Well, I’ve been here for just over four months now and I’m still loving it!! I can’t believe how fast the time has gone. It feels like just yesterday I was starting my first day, but as I was looking back over my time here in preparation for this blog I’ve realised just how much I’ve learned and achieved in such a short amount of time.
So, where to begin? On the warden side of the placement I’ve been kept very busy. At the start of February I went on a trip up to Southport to attend a brushcutter training course at RSPB Marshside. The training lasted two days and not having a car I had to go by rail, so I decided to stop overnight at Southport. It was fun to get out and experience a new reserve as well as meet the staff and volunteers. The days seemed to fly by and I finished with a new skill under my belt; brushcutter is one of the most frequently used tools in the land management at the Dee so I’ve had plenty of practice since qualifying, using it to mow grass around the anti-predator fence and chopping down willow saplings around the scrape to name just two.

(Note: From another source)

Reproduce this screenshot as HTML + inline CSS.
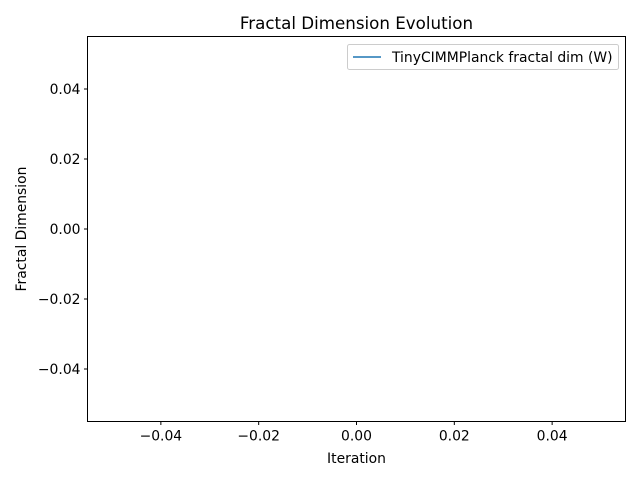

I’ve also been kept busy with many maintenance jobs around the reserve. With the high winds in March the screen that follows the boardwalk between Marsh Covert hide and Bridge screen was in constant need of patching-up and for a time was the bane of my existence, but that only strengthened my skills with a hammer. Other jobs have included replacing the wooden space-markers and edging boards in the carpark, boards on the bridge, coppicing trees at the back of the wet grassland and garden and one of the most rewarding jobs so far has been revamping the Wild Play area in Gorse Covert woodland. From clearing out the leaf litter to rebuilding the den foundations it has been an ongoing job.
Avocet family (Roy Lowry)
With the breeding season starting I’ve had the opportunity to take part in breeding bird surveys. The first survey I took part in was plotting out lapwing nests, I shadowed the reserves former site manager, Colin during this survey and it was a fantastic chance to learn from him and expand my knowledge of both the process and the birds. I’ve also been tasked with surveying the avocet nests on the scrape and so far, there are 23 nests on the go. During the surveys it’s fascinating to watch the courting and nesting behaviours of these birds. Over time you start to recognise the individual nests and personalities of the birds and it can be difficult not to grow attached!
Over on the visitor side I’ve been focusing on improving skills I gained during my time at Saltholme last year, but I’ve also been able to work on some new experiences including taking part in off- site engagement events, the best ones being the Parkgate High Tide Watches as the chance to see short-eared owls and hen harriers in the wild is a delight. However these events are a perfect chance to talk to people who aren’t necessarily birdwatchers, about the RSPB and the important work we do for wildlife and inspire them to help nature as well.
Another event I attended was at Reaseheath College, where the event revolved around their lambing season, which attracted lots of families. So, we decided to put on a craft activity for the kids; this involved making paper caterpillars and almost every family that came through made one. I think there were that many, I can make them in my sleep! The event went well, and we made several new members, and was a fun experience overall.
Social media has been another skill I’ve been trying to hone. So far, I’ve been helping with the daily tweets and Facebook posts as well as working on a social media calendar for the reserve team to follow. Blogs have also been a big part of my experience whether it be the weekly round-ups or my own personal blogs, I’ve always had something on the go.
As I have said before I don’t know where the time’s gone and even though I’ve still got a few weeks left I’m sure they’ll fly by too. One thing for certain is that I’ll have a blast, with plenty more experiences to come, and you’ll hear from me at least once more before I finish my placement here.